Чтобы сохранить какие-то стимулы для повышения производства, на протяжении десятилетий искали эффективный «заменитель» материальной заинтересованности, некий суррогат личного интереса. Ленин рассмотрел, увидел его в социалистическом соревновании. Надо признать, что, пока в обществе существовала обстановка преклонения перед Идеей, стимул соревнования хорошо ли, плохо ли, но действовал. До тех пор пока не превратился в формальную, бюрократическую пустышку. Но длительное время соревновательные мотивы, освященные революционными и идеологическими добродетелями, действовали: миллионы людей верили, что они совершают «подвиг», борются «за честь», выполняют «ленинские заветы». Сталину удалось в 30-е годы, опираясь (и организуя) на отдельные выдающиеся примеры и образцы труда, увлечь миллионы людей на выполнение и перевыполнение производственных заданий. Возможно, это был моральный пик «военного коммунизма» в попытке найти внеэкономические
В 1935 году на шахте «Центральная-Ирмино» забойщик Алексей Стаханов установил фантастический трудовой рекорд, выполнив несколько норм. Это как бы подхлестнуло рабочих (с помощью парткомов, конечно) и в других сферах производства. Вскоре уже кузнец А. Бусыгин добился рекордных результатов, а затем машинист П. Кривонос, металлург М. Мазай, обувщик Н. Сметанин, ткачихи Е. и М. Виноградовы… Сталину это и было нужно. Неважно, что стало падать и без того низкое качество работы, резко усилилась аварийность. Об этих фактах Сталин скажет в своем докладе 3 марта 1937 года, квалифицировав рост аварийности как «вредительство», форму проявления обострения классовой борьбы.
Для Сталина Стаханов явился зачинателем нового коммунистического движения.

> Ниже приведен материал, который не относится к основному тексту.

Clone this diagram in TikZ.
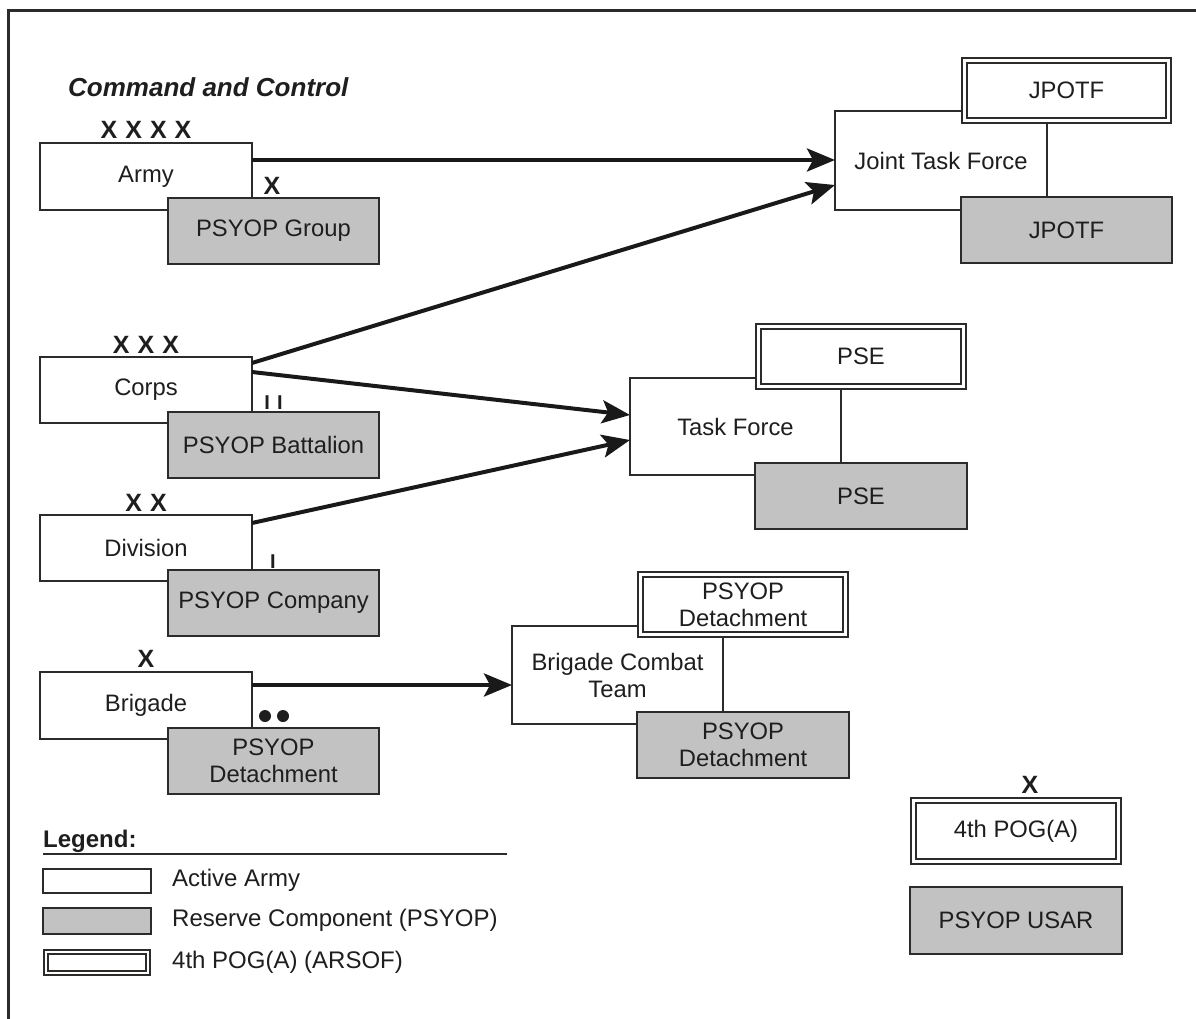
\documentclass[tikz,border=0pt]{standalone}
\usepackage{fontspec}
\setmainfont{Liberation Sans}
\usetikzlibrary{arrows.meta,calc}
\definecolor{boxgray}{RGB}{194,194,194}
\definecolor{linecol}{RGB}{45,42,42}
\definecolor{txtcol}{RGB}{30,30,30}
\tikzset{
  base/.style={draw=linecol, line width=1.8pt, inner sep=0pt, outer sep=0pt, align=center,
     text=txtcol, font=\fontsize{23.8}{27}\selectfont},
  whitebox/.style={base, fill=white},
  graybox/.style={base, fill=boxgray},
  dblbox/.style={base, fill=white, double=white, double distance=3.4pt},
  legdbl/.style={base, fill=white, double=white, double distance=2.4pt, line width=1.6pt},
  rank/.style={font=\fontsize{25}{25}\selectfont\bfseries, text=txtcol, inner sep=0pt},
  bar/.style={font=\fontsize{20}{20}\selectfont\bfseries, text=txtcol, inner sep=0pt},
  conn/.style={line width=4pt, draw=black!90, -{Stealth[length=28pt,width=23pt,inset=6pt]}},
  lgtxt/.style={anchor=west, inner sep=0pt, text=txtcol, font=\fontsize{24}{27}\selectfont},
}
\begin{document}
\begin{tikzpicture}[x=1pt,y=-1pt]
\useasboundingbox (0,0) rectangle (1196,1019);
% frame
\draw[linecol, line width=3pt] (8,1019) -- (8,11) -- (1196,11);

% title
\node[anchor=west, inner sep=0pt, text=txtcol, font=\fontsize{26}{26}\selectfont\bfseries\itshape] (title) at (68,87) {Command and Control};

% left column
\node[whitebox, minimum width=212pt, minimum height=67pt] (army) at (146,176.5) {Army};
\node[graybox, minimum width=211pt, minimum height=66pt] (pgroup) at (273.5,231) {PSYOP Group};
\node[whitebox, minimum width=212pt, minimum height=66pt] (corps) at (146,390) {Corps};
\node[graybox, minimum width=211pt, minimum height=66pt] (pbatt) at (273.5,445) {PSYOP Battalion};
\node[whitebox, minimum width=212pt, minimum height=66pt] (div) at (146,548) {Division};
\node[graybox, minimum width=211pt, minimum height=66pt] (pco) at (273.5,603) {PSYOP Company};
\node[whitebox, minimum width=212pt, minimum height=67pt] (brig) at (146,705.5) {Brigade};
\node[graybox, minimum width=211pt, minimum height=66pt] (pdet) at (273.5,761) {PSYOP\\Detachment};

% rank marks
\node[rank] (r4) at (146,130) {X\hspace{8pt}X\hspace{8pt}X\hspace{8pt}X};
\node[rank] (r3) at (146,345) {X\hspace{8pt}X\hspace{8pt}X};
\node[rank] (r2) at (146,503) {X\hspace{8pt}X};
\node[rank] (r1) at (146,659) {X};
\node[rank] (rg) at (272,186) {X};
\node[bar] (rb) at (273.5,403) {I\hspace{7pt}I};
\node[bar] (rc) at (273,562) {I};
\fill[txtcol] (265,716) circle (6pt) (283,716) circle (6pt);

% Joint task force
\node[whitebox, minimum width=212pt, minimum height=99pt] (jtf) at (941,160.5) {Joint Task Force};
\node[dblbox, minimum width=204pt, minimum height=60pt] (jpotfa) at (1066.5,90.5) {JPOTF};
\node[graybox, minimum width=211pt, minimum height=66pt] (jpotfb) at (1066.5,230) {JPOTF};

% Task force
\node[whitebox, minimum width=211pt, minimum height=97pt] (tf) at (735.5,426.5) {Task Force};
\node[dblbox, minimum width=205pt, minimum height=60pt] (psea) at (861,356.5) {PSE};
\node[graybox, minimum width=212pt, minimum height=66pt] (pseb) at (861,496) {PSE};

% Brigade combat team
\node[whitebox, minimum width=211pt, minimum height=98pt] (bct) at (617.5,675) {Brigade Combat\\Team};
\node[dblbox, minimum width=205pt, minimum height=60pt] (bdeta) at (743,604.5) {PSYOP\\Detachment};
\node[graybox, minimum width=212pt, minimum height=66pt] (bdetb) at (743,745) {PSYOP\\Detachment};

% 4th POG(A) / USAR
\node[rank] (rpog) at (1030,785) {X};
\node[dblbox, minimum width=205pt, minimum height=61pt] (pog) at (1016,831) {4th POG(A)};
\node[graybox, minimum width=212pt, minimum height=67pt] (usar) at (1016,920.5) {PSYOP USAR};

% connectors
\draw[conn] ($(army.north east)+(0,17)$) -- ($(jtf.north west)+(0,49)$);
\draw[conn] ($(corps.north east)+(0,6)$) -- ($(jtf.north west)+(0,74)$);
\draw[conn] ($(corps.north east)+(0,15)$) -- ($(tf.north west)+(0,37)$);
\draw[conn] ($(div.north east)+(0,8)$) -- ($(tf.north west)+(0,62)$);
\draw[conn] ($(brig.north east)+(0,13)$) -- ($(bct.north west)+(0,59)$);

% legend
\node[anchor=west, inner sep=0pt, text=txtcol, font=\fontsize{24}{24}\selectfont\bfseries] (legtitle) at (43,841) {Legend:};
\coordinate (legL) at (43,854);
\coordinate (legR) at (507,854);
\draw[linecol, line width=2.5pt] (legL) -- (legR);
\node[whitebox, minimum width=108pt, minimum height=24pt, line width=1.6pt] (lg1) at (97,881) {};
\node[graybox, minimum width=108pt, minimum height=26pt, line width=1.6pt] (lg2) at (97,921) {};
\node[legdbl, minimum width=102pt, minimum height=21pt] (lg3) at (97,962.5) {};
\node[lgtxt] (lt1) at (172,880) {Active Army};
\node[lgtxt] (lt2) at (172,920) {Reserve Component (PSYOP)};
\node[lgtxt] (lt3) at (172,962) {4th POG(A) (ARSOF)};
\end{tikzpicture}
\end{document}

По решению ЦК партийные пропагандисты одну за другой строчили брошюры и книжки: «Мой метод», «Год на родине стахановского движения», «Рассказ о себе», «Рассказ о моей жизни»… а Алексей Стаханов, не читая, их подписывал. Сталин видел (и об этом писали) в стахановском движении реализацию указаний Ленина в его статье «Как организовать соревнование?».
То была попытка с помощью идеологических средств и партийного нажима резко поднять производительность труда. Слов нет, Алексей Стаханов (который постепенно был забыт) и его последователи заслуживают человеческого уважения. Эти люди верили, что своим трудом они приближают «светлое будущее». Немногие тогда понимали, что глубочайшие экономические пороки Системы с помощью соревнования и стахановцев в конце концов скрыть не удастся. И хотя еще долгие десятилетия после стахановских рекордов партийные функционеры, всячески ухищряясь, пытались реанимировать, оживить «социалистическое соревнование», этого, конечно, сделать не удалось. Экономические законы, как и законы природы, обмануть нельзя.
Сталин, ссылаясь на указания Ленина, перенес акцент с материального стимулирования на мотивы моральные. Появились многочисленные орденоносцы, герои, ударники. ЦИК СССР сообщал в 1939 году, что за «стахановский труд» было награждено орденами в промышленности 18 519 человек, в сельской школе – 4318 учителей, в области искусства – 1147 мастеров, в спортивной работе – 205 человек… Как объясняла официальная пропаганда, достижения советских людей, рекорд Стаханова есть продукт только советской системы. «Это могло случиться только в нашей стране, где трудящиеся работают на самих себя, на свой класс». Вождь народа товарищ Сталин сказал о стахановском движении, «что оно содержит в себе зерно будущего культурно-технического подъема рабочего класса, что оно открывает нам тот путь, на котором только и можно добиться высших показателей производительности труда…»{26}.
В этой цитате верно лишь утверждение, что это «могло случиться только в нашей стране». Стратегическая установка Сталина, что только на пути стахановского движения можно добиться «высших показателей производительности труда», свидетельствует о тупиковом мышлении первого ленинца. Эксплуатация энтузиазма, советского патриотизма, моральных стимулов во имя коренных перемен в экономике могла дать только исторически преходящие, временные результаты. Жить только Идеей в экономике долго нельзя, рано или поздно потребуются материальные аргументы.
После начала стахановского движения ЦК ВКП(б) провел в Москве Всесоюзное совещание пионеров социалистического труда. Все было обставлено так, как уже умели искусно делать партийные функционеры: речи, банкеты, театр, экскурсии, встреча с самим вождем народов… Стахановцы сочинили письмо (с помощью партийных пропагандистов из ЦК), в котором выражалось то, ради чего их привезли в Москву. В книге А. Стаханова читаем строки этого письма, опубликованного затем в «Правде»: «…Родной наш, любимый друг и учитель! Вы только что благодарили нас за учебу. Вы, великий вождь народов, гений человечества, благодарили нас, рабочих и работниц, за науку. Какая для нас гордость, что Вы так высоко оценили наши простые речи на созванном по Вашей личной инициативе Всесоюзном совещании стахановцев. Как же нам благодарить Вас? Где найти слова признательности за ту учебу, которую дает нам каждый день партия своей грандиозной работой, которую делаете Вы, Ваш светлый большевистский ум, которую Вы дали нам еще раз сегодня своей замечательной речью. Спасибо большое, стахановское, огромное, как наша любовь к Вам, спасибо за учебу, дорогой Иосиф Виссарионович!